What you are asked to do: Skip the pictures. Transcribe the rest of the data below without changing a word.

● ● ● ● ●

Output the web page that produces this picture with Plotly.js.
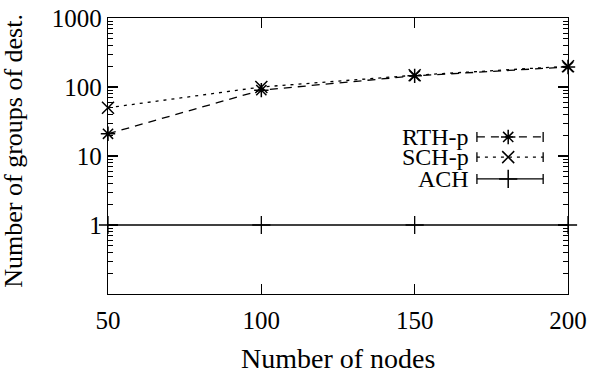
<!DOCTYPE html>
<html><head><meta charset="utf-8">
<script src="https://cdn.plot.ly/plotly-3.0.1.min.js"></script>
<style>html,body{margin:0;padding:0;background:#fff}#chart{width:597px;height:375px}</style>
</head><body><div id="chart"></div>
<script>
const nodes = [50, 100, 150, 200];
const rthP = [21, 90, 145, 195];
const schP = [50, 100, 148, 200];
const ach = [1, 1, 1, 1];
const seriesNames = ['RTH-p', 'SCH-p', 'ACH'];
const yTickVals = [1, 10, 100, 1000];
const xTickVals = [50, 100, 150, 200];
const xTitle = 'Number of nodes';
const yTitle = 'Number of groups of dest.';

const minorVals = [];
[0.1, 1, 10, 100].forEach(d => { for (let k = 2; k <= 9; k++) minorVals.push(d * k); });

const font = 'Liberation Serif, Times New Roman, serif';
const lw = 1.3;

const traces = [
  {x: nodes, y: rthP, mode: 'lines+markers', name: seriesNames[0],
   line: {color: '#000', width: lw, dash: '8px,6px'},
   marker: {symbol: 'asterisk-open', size: 12, color: '#000', line: {width: 1.5, color: '#000'}},
   cliponaxis: false, showlegend: false},
  {x: nodes, y: schP, mode: 'lines+markers', name: seriesNames[1],
   line: {color: '#000', width: lw, dash: '3px,5px'},
   marker: {symbol: 'x-thin-open', size: 12, color: '#000', line: {width: 1.5, color: '#000'}},
   cliponaxis: false, showlegend: false},
  {x: nodes, y: ach, mode: 'lines+markers', name: seriesNames[2],
   line: {color: '#000', width: lw},
   marker: {symbol: 'cross-thin-open', size: 13, color: '#000', line: {width: 1.3, color: '#000'}},
   cliponaxis: false, showlegend: false}
];

// Legend samples on an overlay axis (0..1 in both directions)
const legX0 = 0.802, legX1 = 0.946, legXm = 0.870;
const legY = [0.569, 0.496, 0.417];
const legStyles = [
  {dash: '8px,6px', sym: 'asterisk-open', size: 12},
  {dash: '3px,5px', sym: 'x-thin-open', size: 12},
  {dash: 'solid', sym: 'cross-thin-open', size: 13}
];
legStyles.forEach((s, i) => {
  traces.push({x: [legX0, legX1], y: [legY[i], legY[i]], xaxis: 'x2', yaxis: 'y2',
    mode: 'lines', line: {color: '#000', width: lw, dash: s.dash}, showlegend: false, hoverinfo: 'skip'});
  traces.push({x: [legXm], y: [legY[i]], xaxis: 'x2', yaxis: 'y2',
    mode: 'markers', marker: {symbol: s.sym, size: s.size, color: '#000', line: {width: 1.5, color: '#000'}},
    showlegend: false, hoverinfo: 'skip'});
});

const shapes = [];
const annotations = [];
legY.forEach((yy, i) => {
  [legX0, legX1].forEach(xx => {
    shapes.push({type: 'line', xref: 'x2', yref: 'y2', x0: xx, x1: xx, y0: yy - 0.018, y1: yy + 0.018,
      line: {color: '#000', width: lw}});
  });
  annotations.push({xref: 'paper', yref: 'paper', x: 0.787, y: yy, xanchor: 'right', yanchor: 'middle',
    text: seriesNames[i], showarrow: false, borderpad: 0, font: {family: font, size: 24, color: '#000'}});
});
annotations.push({xref: 'paper', yref: 'paper', x: 0.5, y: -0.232, xanchor: 'center', yanchor: 'middle',
  text: xTitle, showarrow: false, font: {family: font, size: 28, color: '#000'}});
annotations.push({xref: 'paper', yref: 'paper', x: -0.206, y: 0.52, xanchor: 'center', yanchor: 'middle',
  textangle: -90, text: yTitle, showarrow: false, borderpad: 0, font: {family: font, size: 26, color: '#000'}});

const layout = {
  width: 597, height: 375,
  margin: {l: 108, r: 29, t: 18, b: 81},
  paper_bgcolor: '#fff', plot_bgcolor: '#fff',
  font: {family: font, color: '#000', size: 25},
  showlegend: false,
  xaxis: {
    range: [50, 200], tickmode: 'array', tickvals: xTickVals, ticktext: xTickVals.map(String),
    ticks: 'inside', ticklen: 10, tickwidth: lw, tickcolor: '#000', ticklabelstandoff: 4,
    showline: true, linecolor: '#000', linewidth: lw, mirror: 'allticks',
    showgrid: false, zeroline: false, automargin: false,
    tickfont: {family: font, size: 25, color: '#000'}
  },
  yaxis: {
    type: 'log', range: [-1, 3], tickmode: 'array', tickvals: yTickVals, ticktext: yTickVals.map(String),
    ticks: 'inside', ticklen: 10, tickwidth: lw, tickcolor: '#000',
    minor: {tickmode: 'array', tickvals: minorVals, ticks: 'inside', ticklen: 5, tickwidth: 1, tickcolor: '#000', showgrid: false},
    showline: true, linecolor: '#000', linewidth: lw, mirror: 'allticks',
    showgrid: false, zeroline: false, automargin: false,
    tickfont: {family: font, size: 25, color: '#000'}
  },
  xaxis2: {overlaying: 'x', range: [0, 1], visible: false, fixedrange: true},
  yaxis2: {overlaying: 'y', range: [0, 1], visible: false, fixedrange: true},
  shapes: shapes,
  annotations: annotations
};

Plotly.newPlot('chart', traces, layout, {displayModeBar: false, staticPlot: true});
</script>
</body></html>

● ● ● ● ●

Exercise result:
Output the web page that produces this picture with Plotly.js.
<!DOCTYPE html>
<html><head><meta charset="utf-8">
<script src="https://cdn.plot.ly/plotly-3.0.1.min.js"></script>
<style>html,body{margin:0;padding:0;background:#fff}#chart{width:597px;height:375px}</style>
</head><body><div id="chart"></div>
<script>
const nodes = [50, 100, 150, 200];
const rthP = [21, 90, 145, 195];
const schP = [50, 100, 148, 200];
const ach = [1, 1, 1, 1];
const seriesNames = ['RTH-p', 'SCH-p', 'ACH'];
const yTickVals = [1, 10, 100, 1000];
const xTickVals = [50, 100, 150, 200];
const xTitle = 'Number of nodes';
const yTitle = 'Number of groups of dest.';

const minorVals = [];
[0.1, 1, 10, 100].forEach(d => { for (let k = 2; k <= 9; k++) minorVals.push(d * k); });

const font = 'Liberation Serif, Times New Roman, serif';
const lw = 1.3;

const traces = [
  {x: nodes, y: rthP, mode: 'lines+markers', name: seriesNames[0],
   line: {color: '#000', width: lw, dash: '8px,6px'},
   marker: {symbol: 'asterisk-open', size: 12, color: '#000', line: {width: 1.5, color: '#000'}},
   cliponaxis: false, showlegend: false},
  {x: nodes, y: schP, mode: 'lines+markers', name: seriesNames[1],
   line: {color: '#000', width: lw, dash: '3px,5px'},
   marker: {symbol: 'x-thin-open', size: 12, color: '#000', line: {width: 1.5, color: '#000'}},
   cliponaxis: false, showlegend: false},
  {x: nodes, y: ach, mode: 'lines+markers', name: seriesNames[2],
   line: {color: '#000', width: lw},
   marker: {symbol: 'cross-thin-open', size: 13, color: '#000', line: {width: 1.3, color: '#000'}},
   cliponaxis: false, showlegend: false}
];

// Legend samples on an overlay axis (0..1 in both directions)
const legX0 = 0.802, legX1 = 0.946, legXm = 0.870;
const legY = [0.569, 0.496, 0.417];
const legStyles = [
  {dash: '8px,6px', sym: 'asterisk-open', size: 12},
  {dash: '3px,5px', sym: 'x-thin-open', size: 12},
  {dash: 'solid', sym: 'cross-thin-open', size: 13}
];
legStyles.forEach((s, i) => {
  traces.push({x: [legX0, legX1], y: [legY[i], legY[i]], xaxis: 'x2', yaxis: 'y2',
    mode: 'lines', line: {color: '#000', width: lw, dash: s.dash}, showlegend: false, hoverinfo: 'skip'});
  traces.push({x: [legXm], y: [legY[i]], xaxis: 'x2', yaxis: 'y2',
    mode: 'markers', marker: {symbol: s.sym, size: s.size, color: '#000', line: {width: 1.5, color: '#000'}},
    showlegend: false, hoverinfo: 'skip'});
});

const shapes = [];
const annotations = [];
legY.forEach((yy, i) => {
  [legX0, legX1].forEach(xx => {
    shapes.push({type: 'line', xref: 'x2', yref: 'y2', x0: xx, x1: xx, y0: yy - 0.018, y1: yy + 0.018,
      line: {color: '#000', width: lw}});
  });
  annotations.push({xref: 'paper', yref: 'paper', x: 0.787, y: yy, xanchor: 'right', yanchor: 'middle',
    text: seriesNames[i], showarrow: false, borderpad: 0, font: {family: font, size: 24, color: '#000'}});
});
annotations.push({xref: 'paper', yref: 'paper', x: 0.5, y: -0.232, xanchor: 'center', yanchor: 'middle',
  text: xTitle, showarrow: false, font: {family: font, size: 28, color: '#000'}});
annotations.push({xref: 'paper', yref: 'paper', x: -0.206, y: 0.52, xanchor: 'center', yanchor: 'middle',
  textangle: -90, text: yTitle, showarrow: false, borderpad: 0, font: {family: font, size: 26, color: '#000'}});

const layout = {
  width: 597, height: 375,
  margin: {l: 108, r: 29, t: 18, b: 81},
  paper_bgcolor: '#fff', plot_bgcolor: '#fff',
  font: {family: font, color: '#000', size: 25},
  showlegend: false,
  xaxis: {
    range: [50, 200], tickmode: 'array', tickvals: xTickVals, ticktext: xTickVals.map(String),
    ticks: 'inside', ticklen: 10, tickwidth: lw, tickcolor: '#000', ticklabelstandoff: 4,
    showline: true, linecolor: '#000', linewidth: lw, mirror: 'allticks',
    showgrid: false, zeroline: false, automargin: false,
    tickfont: {family: font, size: 25, color: '#000'}
  },
  yaxis: {
    type: 'log', range: [-1, 3], tickmode: 'array', tickvals: yTickVals, ticktext: yTickVals.map(String),
    ticks: 'inside', ticklen: 10, tickwidth: lw, tickcolor: '#000',
    minor: {tickmode: 'array', tickvals: minorVals, ticks: 'inside', ticklen: 5, tickwidth: 1, tickcolor: '#000', showgrid: false},
    showline: true, linecolor: '#000', linewidth: lw, mirror: 'allticks',
    showgrid: false, zeroline: false, automargin: false,
    tickfont: {family: font, size: 25, color: '#000'}
  },
  xaxis2: {overlaying: 'x', range: [0, 1], visible: false, fixedrange: true},
  yaxis2: {overlaying: 'y', range: [0, 1], visible: false, fixedrange: true},
  shapes: shapes,
  annotations: annotations
};

Plotly.newPlot('chart', traces, layout, {displayModeBar: false, staticPlot: true});
</script>
</body></html>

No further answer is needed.